The total salary costs for any individual on all research council grants and fellowships must not exceed 100% full time equivalent (FTE) across all grants.

If an investigator already has all or part of their salary met through other externally sponsored projects supported from public funding, the proposal should not seek to duplicate this funding. Relevant forms of external funding include research grants and fellowships funded by the research councils, government departments or publicly funded learned societies such as the Royal Society. In such cases, the level of involvement in the proposed grant should be indicated, but with zero hours charged to the grant. If the investigator is unpaid, or receives salary wholly funded through non-full economic costing sources, their time can still be charged to the grant for the purpose of determining estates, infrastructure technicians and indirect costs. In this case, the relevant amount of time to be charged to the grant should be shown, but with a zero salary.

Research grants or fellowships will not be funded on the basis of replacement teaching costs.

All investigators for whom funding is sought must be named in the proposal. STFC will not provide funds in respect of unnamed investigators, for example where an appointment is expected but the identity of the appointee is unknown at the time of application.

Principal investigators and co-investigators whose time is not fully funded on other research council grants, but who are not paid a salary by the research organisation (for example, Emeritus or honorary staff) should indicate the number of hours attributed to the project, but with zero salary cost request.

Salary increments over the period of the project should be taken into account, but possible future pay awards should not be anticipated.

Where it is expected that individuals will be promoted during the lifetime of the grant, provision may be made in the grant proposal.

If a principal investigator or co-investigator is retired, the expectation is that their level of involvement in a project would be covered by a contract with the research organisation. The cost of their time attributed to the project is thus likely to be a directly incurred cost.

Co-investigators named in a successful proposal might not be named by STFC in the ensuing grant if no funding has been provided for them.

Where an individual will be working on the grant-funded project away from the research organisation on long term secondment for a period in excess of six months (in total) during the lifetime of the project, estates costs should not be charged for the period of secondment.

Directly allocated or directly incurred?

It is anticipated that the majority of investigators will be requested under the directly allocated: investigators fund heading as costs are likely to be based on estimates.

However, if a principal investigator or co-investigator is retired, the expectation is that their level of involvement in a project would be covered by a contract with the research organisation.
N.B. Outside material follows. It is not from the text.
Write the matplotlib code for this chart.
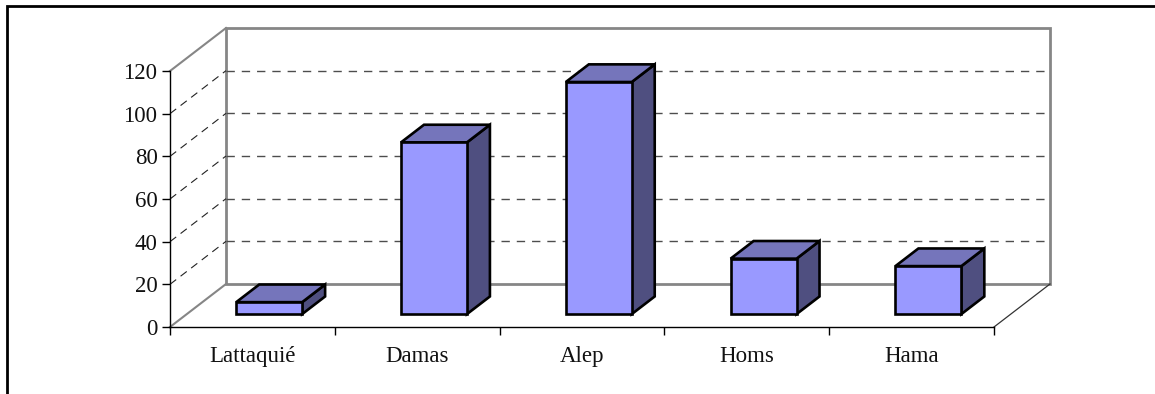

The cost of their time attributed to the project is thus likely to be a directly incurred cost.

Other Investigators may also be requested as directly incurred where the requirement to provide an audit trail for their time spent on a grant can be met. Costs for such posts will be made under the directly incurred: staff fund heading though details of the posts should still be provided within the investigator sections of the Joint Electronic Submission (Je-S) system.